Gov. Chris Sununu says no. Speaker Nancy Pelosi says “Yes, yes, yes, yes, yes.”

And New Hampshire’s federal delegation says “no comment.”

For two weeks, New Hampshire’s federal delegation has been dodging questions from NHJournal about their support for President Joe Biden’s new IRS initiative to monitor bank accounts with just $600 in total annual transactions. It’s a controversial program opposed by the New Hampshire Banking Association, and by the Biden administration’s own admission, it’s designed to collect nearly $50 billion a year from average taxpayers.

And yet Sens. Maggie Hassan and Jeanne Shaheen and Reps. Annie Kuster and Chris Pappas would only offer a “no comment” when asked about supporting it.

Now Sununu is stepping up, sending the delegation a letter formally asking them to oppose the Biden policy.

“The Biden Administration and U.S. Treasury are attempting to require financial institutions, such as banks and credit unions, to report financial information on all personal accounts with $600 or more of inflows or outflows to the Internal Revenue Service (IRS),” Sununu wrote. “This unprecedented federal government overreach would violate the privacy of almost every American family. I am writing to ask for your assistance in stopping this on behalf of all Granite Staters.”

Sununu notes the proposal “is a major privacy concern that will affect middle- and low-income earners just as much as high-income earners.” And, he added, “as governor, I urge you to oppose any proposal that would require financial institutions to collect this sensitive personal financial information and report it to the IRS.”

Sununu amplified his concerns during an interview with radio host Jack Heath on Tuesday, linking the Biden administration’s proposal to the cost of the $3.5 trillion Build Back Better proposal.

“It’s effectively big government oversight. It’s your privacy, your personal information. The idea that the wealthy are going to pay for this is a joke.”

Asked about Sununu’s comments and the letter he sent them, all four members of the delegation again had no comment.  Sununu also called them out over that fact.

“Jack, I answer more questions about federal policies in my press conferences than the federal delegation does.”

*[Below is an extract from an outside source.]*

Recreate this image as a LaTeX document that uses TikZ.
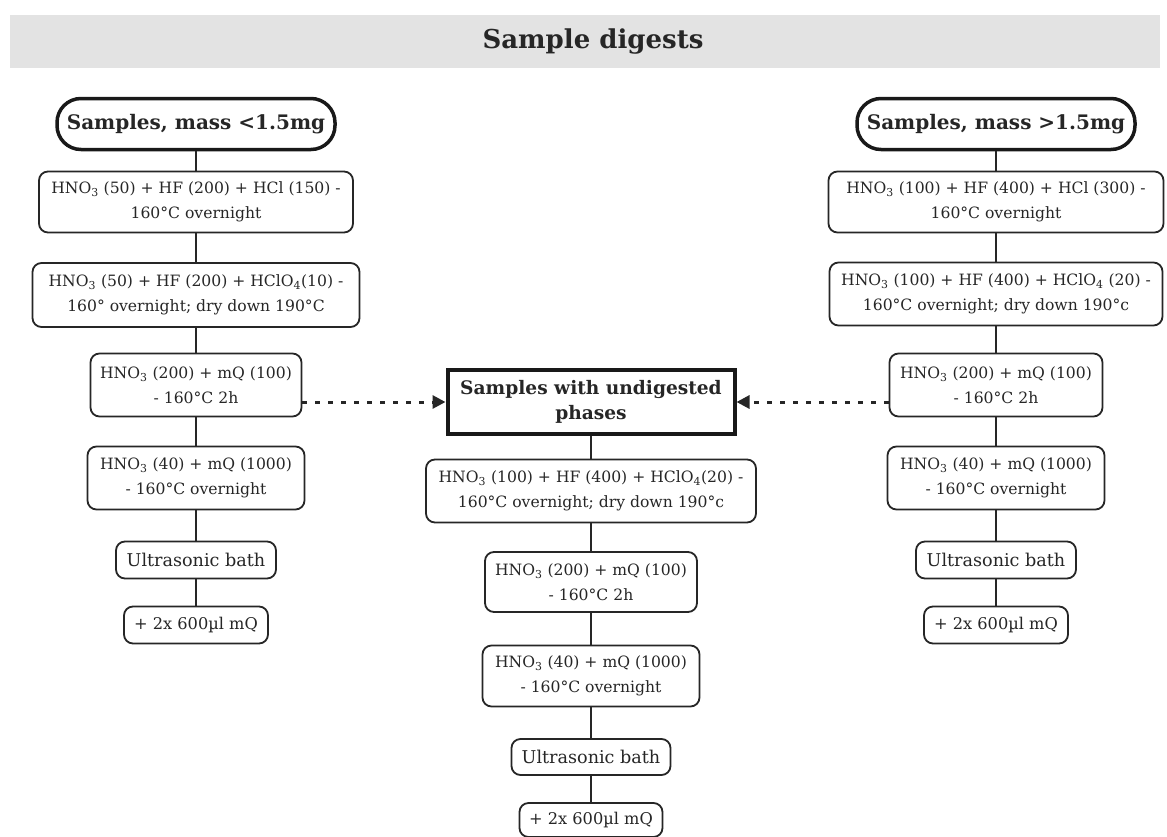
\documentclass[tikz,border=0pt]{standalone}
\usepackage{fontspec}
\setmainfont{DejaVu Serif}
\usetikzlibrary{arrows.meta}
\newcommand{\hno}{HNO\textsubscript{3}}
\newcommand{\hclo}{HClO\textsubscript{4}}
\begin{document}
\begin{tikzpicture}[x=1pt,y=-1pt,
  stepbox/.style={draw=black!85, line width=1.8pt, rounded corners=9pt, fill=white,
    text=black!85, align=center, inner sep=0pt, font=\fontsize{15.6}{25}\selectfont},
  bigstep/.style={stepbox, font=\fontsize{17.6}{20}\selectfont},
  smallstep/.style={stepbox, font=\fontsize{16.2}{20}\selectfont},
  pill/.style={draw=black!90, line width=3.5pt, rounded corners=24pt, fill=white,
    text=black!85, align=center, inner sep=0pt, minimum width=278pt, minimum height=51pt,
    font=\fontsize{20}{22}\selectfont\bfseries},
  keybox/.style={draw=black!90, line width=4pt, fill=white, align=center, inner sep=0pt,
    text=black!85, font=\fontsize{18.6}{25}\selectfont\bfseries},
  conn/.style={draw=black!85, line width=1.8pt},
  dotarrow/.style={draw=black!85, line width=3pt, dash pattern=on 5pt off 8pt,
    -{Triangle[length=13pt,width=13pt]}},
]
\useasboundingbox (0,0) rectangle (1167,836);
\fill[black!11] (10,15) rectangle (1160,68);
\node[font=\fontsize{26}{28}\selectfont\bfseries, text=black!85, inner sep=0pt] (title) at (593,42) {Sample digests};

% left column
\node[pill] (LP) at (196,124) {Samples, mass <1.5mg};
\node[stepbox, minimum width=314pt, minimum height=61pt] (L1) at (196,202)
  {\hno{} (50) + HF (200) + HCl (150) -\\160°C overnight};
\node[stepbox, minimum width=327pt, minimum height=64pt] (L2) at (196,295)
  {\hno{} (50) + HF (200) + \hclo(10) -\\160° overnight; dry down 190°C};
\node[stepbox, minimum width=211pt, minimum height=63pt] (L3) at (196,385)
  {\hno{} (200) + mQ (100)\\- 160°C 2h};
\node[stepbox, minimum width=217pt, minimum height=63pt] (L4) at (196,478)
  {\hno{} (40) + mQ (1000)\\- 160°C overnight};
\node[bigstep, minimum width=160pt, minimum height=37pt] (L5) at (196,560) {Ultrasonic bath};
\node[smallstep, minimum width=144pt, minimum height=37pt] (L6) at (196,625) {+ 2x 600µl mQ};

% right column
\node[pill] (RP) at (996,124) {Samples, mass >1.5mg};
\node[stepbox, minimum width=335pt, minimum height=61pt] (R1) at (996,202)
  {\hno{} (100) + HF (400) + HCl (300) -\\160°C overnight};
\node[stepbox, minimum width=333pt, minimum height=63pt] (R2) at (996,294)
  {\hno{} (100) + HF (400) + \hclo{} (20) -\\160°C overnight; dry down 190°c};
\node[stepbox, minimum width=213pt, minimum height=63pt] (R3) at (996,385)
  {\hno{} (200) + mQ (100)\\- 160°C 2h};
\node[stepbox, minimum width=217pt, minimum height=63pt] (R4) at (996,478)
  {\hno{} (40) + mQ (1000)\\- 160°C overnight};
\node[bigstep, minimum width=160pt, minimum height=37pt] (R5) at (996,560) {Ultrasonic bath};
\node[smallstep, minimum width=144pt, minimum height=37pt] (R6) at (996,625) {+ 2x 600µl mQ};

% centre column
\node[keybox, minimum width=287pt, minimum height=64pt] (CB) at (591,402)
  {Samples with undigested\\phases};
\node[stepbox, minimum width=330pt, minimum height=63pt] (C1) at (591,491)
  {\hno{} (100) + HF (400) + \hclo(20) -\\160°C overnight; dry down 190°c};
\node[stepbox, minimum width=212pt, minimum height=60pt] (C2) at (591,582)
  {\hno{} (200) + mQ (100)\\- 160°C 2h};
\node[stepbox, minimum width=217pt, minimum height=61pt] (C3) at (591,676)
  {\hno{} (40) + mQ (1000)\\- 160°C overnight};
\node[bigstep, minimum width=159pt, minimum height=36pt] (C4) at (591,757) {Ultrasonic bath};
\node[smallstep, minimum width=143pt, minimum height=34pt] (C5) at (591,820) {+ 2x 600µl mQ};

% connectors
\foreach \a/\b in {LP/L1,L1/L2,L2/L3,L3/L4,L4/L5,L5/L6,
                   RP/R1,R1/R2,R2/R3,R3/R4,R4/R5,R5/R6,
                   CB/C1,C1/C2,C2/C3,C3/C4,C4/C5}
  \draw[conn] (\a.south) -- (\b.north);

\draw[dotarrow] ([yshift=-17pt]L3.east) -- (CB.west);
\draw[dotarrow] ([yshift=-17pt]R3.west) -- (CB.east);
\end{tikzpicture}
\end{document}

No member of New Hampshire’s federal delegation has held an open press event in at least three years, while Sununu has held more than 100 since the COVID pandemic began.

Meanwhile, the question of the IRS policy and where the delegation stands on it remains. Senate Majority Leader Chuck Schumer (D-N.Y.) and Senate Budget Committee Chairman Bernie Sanders (Socialist – Vt.) say 48 senators support the $3.5 trillion spending plan.

If that’s true, then Hassan and Shaheen are on board.

According to Americans for Tax Reform, the Build Back Better plan will also increase utility bills in New Hampshire. And economists worry employers, who are already struggling to find workers in the Granite State, will find it even harder once the trillions in social spending make it possible for more people to collect benefits without working.

Congressional Democrats now say they plan to lift the transaction trigger to a number that’s larger than $600.

“We’ve reached an agreement to not have the $600,” House Ways and Means Chairman Richard Neal said recently. Democrats are reportedly considering raising the thresholds to accounts with more than $10,000 in total activity, though that’s not confirmed.

Sununu, who may run for the U.S. Senate next year, isn’t shy about sharing his view of Biden’s plan.

“This $3.5 trillion is a bad idea,” Sununu said. “America knows this is a bad idea. This is a lot of socialistic government programs. And the fact that our own delegation won’t answer [questions about their support], that’s not a Chris Sununu issue, that’s a Granite Stater issue.

“All of us are frustrated with the lack of transparency from the delegation.”